Digital Realty Trust (DLR) reported first‑quarter 2026 results that surpassed consensus expectations, with total operating revenue of $1.64 billion—up 16% from the same period a year earlier—and net income of $175 million. Funds from operations totaled $700 million, or $1.99 per share, while core funds from operations reached $2.04 per share, beating the consensus estimate of $1.94–$1.95 per share.
Revenue growth was driven by a record $707 million of new bookings, including $98 million from the 0‑1 megawatt plus interconnection segment, and a $1.8 billion backlog that remains at 100% share. The 0‑1 megawatt segment, which focuses on AI‑oriented capacity, contributed double‑digit growth, reinforcing the company’s transition to an AI‑infrastructure platform.

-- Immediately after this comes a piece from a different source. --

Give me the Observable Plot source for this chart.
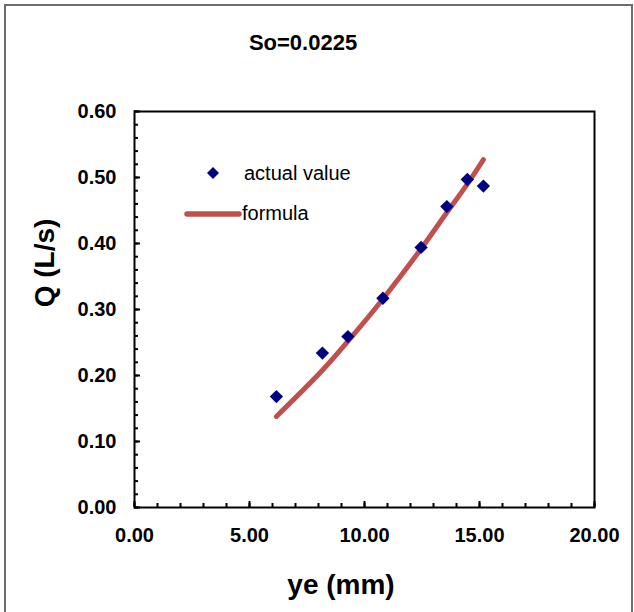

Operating income rose to $920 million, and adjusted EBITDA reached $1.1 billion, reflecting a modest margin expansion despite higher operating expenses. The company’s cost discipline and pricing power in high‑margin AI contracts helped offset the impact of increased capital and operating costs associated with expanding its hyperscale portfolio.
Management raised its 2026 core FFO guidance to $8.00–$8.10 per share, up from the prior range of $7.80–$7.90. The upgrade signals confidence in sustained demand for AI‑driven data‑center capacity and a robust leasing pipeline, as the company continues to secure large hyperscale leases and grow its connectivity‑rich portfolio.
"We are swiftly advancing hyperscale AI‑oriented capacity in the U.S., growing our connectivity‑rich portfolio across key global markets, and broadening our capital base to prudently extend Digital Realty's runway for growth," said President and CEO Andrew P. Power. CFO Matthew R. Mercier added, "As Andy outlined, the first quarter reflected strong demand across our platform combined with disciplined execution, resulting in record quarterly financial results."
The results underscore Digital Realty’s strong market position and operational execution. The company’s ability to capture AI‑related demand, maintain pricing power, and manage costs positions it well for continued growth, while the raised guidance reflects management’s optimism about future demand and the company’s capacity to monetize its expanding portfolio.